┌─ Supplied material

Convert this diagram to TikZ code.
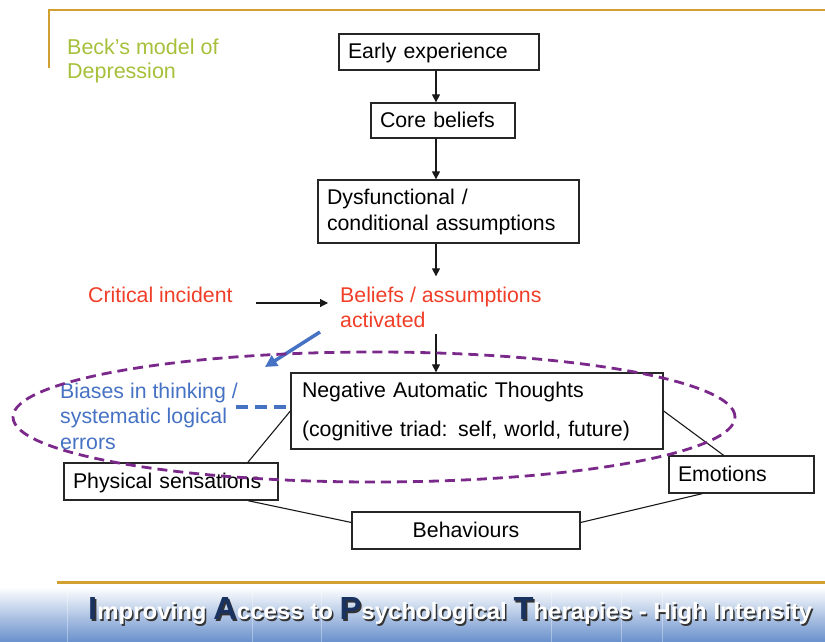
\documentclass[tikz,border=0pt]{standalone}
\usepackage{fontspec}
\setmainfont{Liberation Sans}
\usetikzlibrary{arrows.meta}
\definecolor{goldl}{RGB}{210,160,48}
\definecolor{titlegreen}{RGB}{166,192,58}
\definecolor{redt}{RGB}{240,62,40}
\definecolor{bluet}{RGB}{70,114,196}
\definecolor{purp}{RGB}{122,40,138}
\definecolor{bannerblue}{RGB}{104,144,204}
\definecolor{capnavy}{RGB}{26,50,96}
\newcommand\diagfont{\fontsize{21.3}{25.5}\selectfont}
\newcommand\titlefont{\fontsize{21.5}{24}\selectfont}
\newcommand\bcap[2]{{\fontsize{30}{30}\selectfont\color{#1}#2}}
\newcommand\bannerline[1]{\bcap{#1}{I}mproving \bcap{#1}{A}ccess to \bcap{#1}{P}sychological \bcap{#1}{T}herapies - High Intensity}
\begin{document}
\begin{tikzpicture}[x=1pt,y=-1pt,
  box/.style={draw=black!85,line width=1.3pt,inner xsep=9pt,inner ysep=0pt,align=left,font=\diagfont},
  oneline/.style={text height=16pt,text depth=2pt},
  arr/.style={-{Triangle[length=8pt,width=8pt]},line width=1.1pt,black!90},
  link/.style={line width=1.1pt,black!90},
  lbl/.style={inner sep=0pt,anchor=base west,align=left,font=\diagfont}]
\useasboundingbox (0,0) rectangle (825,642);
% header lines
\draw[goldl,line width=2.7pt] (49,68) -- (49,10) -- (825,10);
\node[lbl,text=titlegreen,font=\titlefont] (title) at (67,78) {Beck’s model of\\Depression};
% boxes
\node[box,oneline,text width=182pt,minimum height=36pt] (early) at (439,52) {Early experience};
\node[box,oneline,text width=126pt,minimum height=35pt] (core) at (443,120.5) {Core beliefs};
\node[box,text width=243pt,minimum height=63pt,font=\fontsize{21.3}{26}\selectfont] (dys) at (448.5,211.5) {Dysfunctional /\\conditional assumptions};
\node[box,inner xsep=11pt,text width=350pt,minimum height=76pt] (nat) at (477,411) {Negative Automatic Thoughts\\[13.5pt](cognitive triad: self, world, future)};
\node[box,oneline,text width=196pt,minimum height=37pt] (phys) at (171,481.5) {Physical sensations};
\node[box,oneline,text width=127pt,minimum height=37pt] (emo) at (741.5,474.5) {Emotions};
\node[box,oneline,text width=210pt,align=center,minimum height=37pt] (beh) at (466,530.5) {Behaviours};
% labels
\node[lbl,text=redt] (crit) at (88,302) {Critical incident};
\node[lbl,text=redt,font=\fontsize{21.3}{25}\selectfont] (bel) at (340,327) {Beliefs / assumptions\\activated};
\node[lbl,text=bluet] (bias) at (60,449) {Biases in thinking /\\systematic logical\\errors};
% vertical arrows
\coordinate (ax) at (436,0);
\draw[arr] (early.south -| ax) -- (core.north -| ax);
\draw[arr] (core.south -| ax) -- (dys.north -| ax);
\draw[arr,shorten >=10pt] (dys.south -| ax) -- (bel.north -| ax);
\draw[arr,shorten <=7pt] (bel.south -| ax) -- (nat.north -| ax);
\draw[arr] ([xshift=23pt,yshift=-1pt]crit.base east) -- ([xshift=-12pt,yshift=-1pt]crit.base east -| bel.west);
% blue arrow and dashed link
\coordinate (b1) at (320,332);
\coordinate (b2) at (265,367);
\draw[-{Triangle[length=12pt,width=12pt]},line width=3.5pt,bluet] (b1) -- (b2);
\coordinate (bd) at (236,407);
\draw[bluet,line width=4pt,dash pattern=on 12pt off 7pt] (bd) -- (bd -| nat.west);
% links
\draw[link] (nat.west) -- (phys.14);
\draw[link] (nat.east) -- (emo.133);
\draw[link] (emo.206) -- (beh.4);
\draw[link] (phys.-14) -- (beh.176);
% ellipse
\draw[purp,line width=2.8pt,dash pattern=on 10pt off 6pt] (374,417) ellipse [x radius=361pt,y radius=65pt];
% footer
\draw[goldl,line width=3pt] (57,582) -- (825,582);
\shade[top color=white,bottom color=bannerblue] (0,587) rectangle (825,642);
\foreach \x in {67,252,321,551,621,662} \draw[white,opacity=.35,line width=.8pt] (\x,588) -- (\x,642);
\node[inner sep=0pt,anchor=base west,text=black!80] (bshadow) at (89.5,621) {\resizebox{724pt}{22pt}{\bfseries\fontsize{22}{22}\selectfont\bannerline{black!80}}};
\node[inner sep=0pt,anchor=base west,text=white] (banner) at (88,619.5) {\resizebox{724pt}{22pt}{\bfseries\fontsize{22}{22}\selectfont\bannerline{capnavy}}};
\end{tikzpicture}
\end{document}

└─

> **Requirement**: Make an exact copy of the data above, pictures excluded.

> **Result below**:
Convert this diagram to TikZ code.
\documentclass[tikz,border=0pt]{standalone}
\usepackage{fontspec}
\setmainfont{Liberation Sans}
\usetikzlibrary{arrows.meta}
\definecolor{goldl}{RGB}{210,160,48}
\definecolor{titlegreen}{RGB}{166,192,58}
\definecolor{redt}{RGB}{240,62,40}
\definecolor{bluet}{RGB}{70,114,196}
\definecolor{purp}{RGB}{122,40,138}
\definecolor{bannerblue}{RGB}{104,144,204}
\definecolor{capnavy}{RGB}{26,50,96}
\newcommand\diagfont{\fontsize{21.3}{25.5}\selectfont}
\newcommand\titlefont{\fontsize{21.5}{24}\selectfont}
\newcommand\bcap[2]{{\fontsize{30}{30}\selectfont\color{#1}#2}}
\newcommand\bannerline[1]{\bcap{#1}{I}mproving \bcap{#1}{A}ccess to \bcap{#1}{P}sychological \bcap{#1}{T}herapies - High Intensity}
\begin{document}
\begin{tikzpicture}[x=1pt,y=-1pt,
  box/.style={draw=black!85,line width=1.3pt,inner xsep=9pt,inner ysep=0pt,align=left,font=\diagfont},
  oneline/.style={text height=16pt,text depth=2pt},
  arr/.style={-{Triangle[length=8pt,width=8pt]},line width=1.1pt,black!90},
  link/.style={line width=1.1pt,black!90},
  lbl/.style={inner sep=0pt,anchor=base west,align=left,font=\diagfont}]
\useasboundingbox (0,0) rectangle (825,642);
% header lines
\draw[goldl,line width=2.7pt] (49,68) -- (49,10) -- (825,10);
\node[lbl,text=titlegreen,font=\titlefont] (title) at (67,78) {Beck’s model of\\Depression};
% boxes
\node[box,oneline,text width=182pt,minimum height=36pt] (early) at (439,52) {Early experience};
\node[box,oneline,text width=126pt,minimum height=35pt] (core) at (443,120.5) {Core beliefs};
\node[box,text width=243pt,minimum height=63pt,font=\fontsize{21.3}{26}\selectfont] (dys) at (448.5,211.5) {Dysfunctional /\\conditional assumptions};
\node[box,inner xsep=11pt,text width=350pt,minimum height=76pt] (nat) at (477,411) {Negative Automatic Thoughts\\[13.5pt](cognitive triad: self, world, future)};
\node[box,oneline,text width=196pt,minimum height=37pt] (phys) at (171,481.5) {Physical sensations};
\node[box,oneline,text width=127pt,minimum height=37pt] (emo) at (741.5,474.5) {Emotions};
\node[box,oneline,text width=210pt,align=center,minimum height=37pt] (beh) at (466,530.5) {Behaviours};
% labels
\node[lbl,text=redt] (crit) at (88,302) {Critical incident};
\node[lbl,text=redt,font=\fontsize{21.3}{25}\selectfont] (bel) at (340,327) {Beliefs / assumptions\\activated};
\node[lbl,text=bluet] (bias) at (60,449) {Biases in thinking /\\systematic logical\\errors};
% vertical arrows
\coordinate (ax) at (436,0);
\draw[arr] (early.south -| ax) -- (core.north -| ax);
\draw[arr] (core.south -| ax) -- (dys.north -| ax);
\draw[arr,shorten >=10pt] (dys.south -| ax) -- (bel.north -| ax);
\draw[arr,shorten <=7pt] (bel.south -| ax) -- (nat.north -| ax);
\draw[arr] ([xshift=23pt,yshift=-1pt]crit.base east) -- ([xshift=-12pt,yshift=-1pt]crit.base east -| bel.west);
% blue arrow and dashed link
\coordinate (b1) at (320,332);
\coordinate (b2) at (265,367);
\draw[-{Triangle[length=12pt,width=12pt]},line width=3.5pt,bluet] (b1) -- (b2);
\coordinate (bd) at (236,407);
\draw[bluet,line width=4pt,dash pattern=on 12pt off 7pt] (bd) -- (bd -| nat.west);
% links
\draw[link] (nat.west) -- (phys.14);
\draw[link] (nat.east) -- (emo.133);
\draw[link] (emo.206) -- (beh.4);
\draw[link] (phys.-14) -- (beh.176);
% ellipse
\draw[purp,line width=2.8pt,dash pattern=on 10pt off 6pt] (374,417) ellipse [x radius=361pt,y radius=65pt];
% footer
\draw[goldl,line width=3pt] (57,582) -- (825,582);
\shade[top color=white,bottom color=bannerblue] (0,587) rectangle (825,642);
\foreach \x in {67,252,321,551,621,662} \draw[white,opacity=.35,line width=.8pt] (\x,588) -- (\x,642);
\node[inner sep=0pt,anchor=base west,text=black!80] (bshadow) at (89.5,621) {\resizebox{724pt}{22pt}{\bfseries\fontsize{22}{22}\selectfont\bannerline{black!80}}};
\node[inner sep=0pt,anchor=base west,text=white] (banner) at (88,619.5) {\resizebox{724pt}{22pt}{\bfseries\fontsize{22}{22}\selectfont\bannerline{capnavy}}};
\end{tikzpicture}
\end{document}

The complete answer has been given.